Publié le 29 juillet 2020 par Angèle Paoli

BOUCHOREILLE

C e mot-valise, fabriqué par Paul Valéry, figure l'espèce de boucle qu'accomplit la poésie en ce qu'elle est à la fois un parler et une écoute. Écrire de la poésie, c'est faire exister une voix, émanant d'une " bouche d'ombre " ou de " voix intérieures " (Victor Hugo), mais c'est aussi écouter la langue, prêter l'oreille à son acoustique particulière.

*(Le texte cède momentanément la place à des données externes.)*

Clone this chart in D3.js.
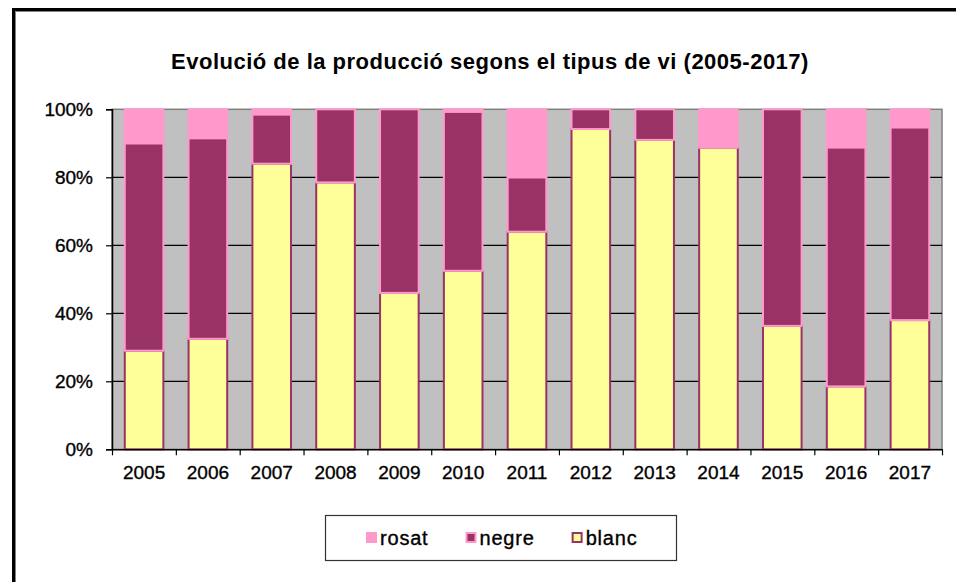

Attentive aux bruits du monde comme aux battements du cœur humain, la poésie peut être définie comme une voix qui écoute. Elle dit ce qu'elle entend. L'écriture y écoute la langue : à l'aide de cet instrument singulier qu'est le poème, elle en perçoit aussi bien les sons que le sens, sensible à la signification des mots, voire à leur vieille et longue histoire, attentionnée quand il s'agit de dire ce qui reste le plus secret et ne parvient au langage que par un accès douloureux. Le poète n'écrit pas seulement à la main, il écrit aussi à l'oreille, dans l'" hésitation prolongée " du son et du sens. La voix du poème est une voix réfléchie, curieuse de ses inflexions, et qui observe sa propre capacité articulatoire.

Jean-Michel Maulpoix, Les 100 Mots de la poésie, Presses Universitaires de France, Collection Que sais-je ?, 2018, pp. 17-18.